Berguguran semua mimpi pergi tak menyisakan arti. Wajah bumi murung dan berkabung. Semua makhluk yang ramah menjadi marah menahan gigil yang menusuk perih. Suasana yang dahulu cair kini membeku kaku. Tak ada tegur sapa dan semua membisu. Saat harapan mulai patah dan lapuk, musim semi masih menjanjikan bahwa ia akan datang sebentar lagi, mengubah wajah bumi kembali berseri.

 Pergantian musim dan bergulirnya masa menjadi episode kehidupan yang telah dirancang dengan rapi. Ketika semangat kita membara teruslah melangkah dan jangan pernah goyah. 

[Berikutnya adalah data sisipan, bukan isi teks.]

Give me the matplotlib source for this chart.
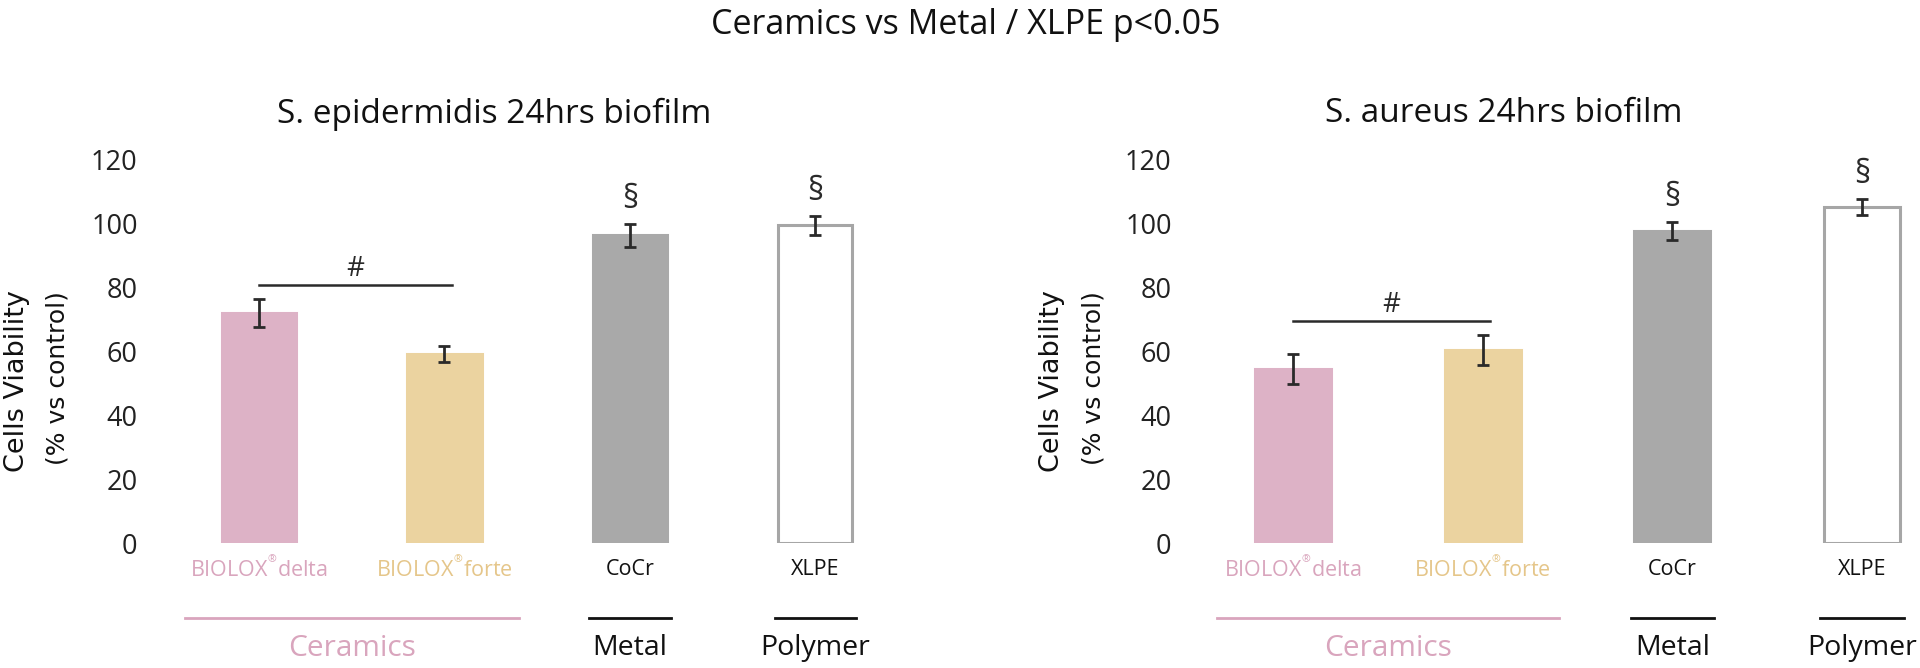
import matplotlib
matplotlib.use("Agg")
import matplotlib.pyplot as plt

plt.rcParams['font.family'] = ['Open Sans', 'DejaVu Sans']
plt.rcParams['mathtext.fontset'] = 'custom'
plt.rcParams['mathtext.rm'] = 'Open Sans'

# ---- data ----
categories = ["BIOLOX${}^{{}^{\\mathrm{®}}}$delta", "BIOLOX${}^{{}^{\\mathrm{®}}}$forte", "CoCr", "XLPE"]
groups = ["Ceramics", "Metal", "Polymer"]
panel_titles = ["S. epidermidis 24hrs biofilm", "S. aureus 24hrs biofilm"]
epi_values = [72.1, 59.2, 96.4, 99.6]
epi_errors = [4.4, 2.4, 3.7, 3.0]
aur_values = [54.5, 60.5, 97.8, 105.2]
aur_errors = [4.7, 4.8, 2.9, 2.5]
yticks = [0, 20, 40, 60, 80, 100, 120]
suptitle = "Ceramics vs Metal / XLPE p<0.05"

pink_bar = "#DDB2C6"
tan_bar = "#EBD3A0"
gray_bar = "#A9A9A9"
pink_txt = "#D9A5BD"
tan_txt = "#E5C68A"
bar_colors = [pink_bar, tan_bar, gray_bar, "white"]
edge_colors = [pink_bar, tan_bar, gray_bar, "#A6A6A6"]
label_colors = [pink_txt, tan_txt, "#111111", "#111111"]

fig = plt.figure(figsize=(19.2, 6.68), dpi=100)

panels = [
    dict(rect=[148/1920, 0.1871, 760/1920, 0.5734], xlim=(-0.599, 3.5),
         vals=epi_values, errs=epi_errors, title=panel_titles[0], title_x=494/1920,
         ylab_x=(17/1920, 58/1920)),
    dict(rect=[1182/1920, 0.1871, 737/1920, 0.5734], xlim=(-0.585, 3.3),
         vals=aur_values, errs=aur_errors, title=panel_titles[1], title_x=1504/1920,
         ylab_x=(1052/1920, 1093/1920)),
]

for p in panels:
    ax = fig.add_axes(p['rect'])
    x = list(range(len(categories)))
    ax.bar(x, p['vals'], width=0.4, color=bar_colors, edgecolor=edge_colors,
           linewidth=2.2, zorder=2)
    ax.errorbar(x, p['vals'], yerr=p['errs'], fmt='none', ecolor='#2a2a2a',
                elinewidth=2.0, capsize=4.5, capthick=2.0, zorder=3)
    ax.set_xlim(*p['xlim'])
    ax.set_ylim(0, 120)
    ax.set_yticks(yticks)
    ax.tick_params(axis='y', length=0, pad=7.5, labelsize=19.5, labelcolor='#222222')
    ax.set_xticks([])
    for s in ax.spines.values():
        s.set_visible(False)

    # significance bar (#) between the ceramics
    top = max(p['vals'][0] + p['errs'][0], p['vals'][1] + p['errs'][1])
    ax.plot([0, 1.04], [top + 4.3, top + 4.3], color='#2a2a2a', lw=1.8, clip_on=False)
    ax.text(0.52, top + 9.4, "#", ha='center', va='center', fontsize=20, color='#2a2a2a')
    # section marks
    for i in (2, 3):
        ax.text(i, p['vals'][i] + p['errs'][i] + 7.6, "§", ha='center', va='center',
                fontsize=23, color='#2a2a2a')

    # category labels
    for i, lab in enumerate(categories):
        ax.text(i, -8.2, lab, ha='center', va='center', fontsize=15.5,
                color=label_colors[i], clip_on=False)
    # group lines and labels
    ax.plot([-0.4, 1.4], [-23.5, -23.5], color=pink_txt, lw=2.0, clip_on=False)
    ax.plot([1.78, 2.22], [-23.5, -23.5], color='#111111', lw=2.0, clip_on=False)
    ax.plot([2.78, 3.22], [-23.5, -23.5], color='#111111', lw=2.0, clip_on=False)
    ax.text(0.5, -33.0, groups[0], ha='center', va='center', fontsize=21.5,
            color=pink_txt, clip_on=False)
    ax.text(2, -33.0, groups[1], ha='center', va='center', fontsize=20.5,
            color='#111111', clip_on=False)
    ax.text(3, -33.0, groups[2], ha='center', va='center', fontsize=20.5,
            color='#111111', clip_on=False)

    fig.text(p['title_x'], 1 - 114/668, p['title'], ha='center', va='center',
             fontsize=24, color='#111111')
    fig.text(p['ylab_x'][0], 1 - 381/668, "Cells Viability", rotation=90,
             ha='center', va='center', fontsize=19.5, color='#111111',
             family=['DejaVu Sans'])
    fig.text(p['ylab_x'][1], 1 - 378/668, "(% vs control)", rotation=90,
             ha='center', va='center', fontsize=18, color='#111111',
             family=['DejaVu Sans'])

fig.text(966/1920, 1 - 25/668, suptitle, ha='center', va='center', fontsize=24.5,
         color='#111111')

fig.savefig("out.png", dpi=100)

Setiap manusia pasti pernah menapaki singgasana kejayaan. Entah itu berupa sukses finansial, dikaruniai anak-anak yang cerdas dan lincah, mendapatkan posisi yang bagus di dunia kerja, maupun berada dalam kondisi nyaman tanpa gangguan dan ancaman. 

Saat berada di panggung kejayaan ini terdapat dua jenis kelompok manusia. Kelompok pertama adalah mereka yang mampu memanfaatkan semua potensi yang dimiliki dengan maksimal. 

Kejayaan yang diraih tidak membuat mereka berpuas diri akan tetapi menjadikan mereka semakin giat mengembangkan diri serta meningkatkan kualitas diri. Sedangkan kelompok kedua adalah mereka yang cepat berpuas diri dan sibuk menikmati kejayaan hingga roda kehidupan membawa mereka melintasi titik terendah dalam kehidupan. Mereka mudah goyah dan tergilas masa yang semakin menua.

Ketika musim gugur datang, semua daun jatuh disapu angin, berguguran dan hanya menyisakan ranting-ranting kering yang terus terombang-ambing. 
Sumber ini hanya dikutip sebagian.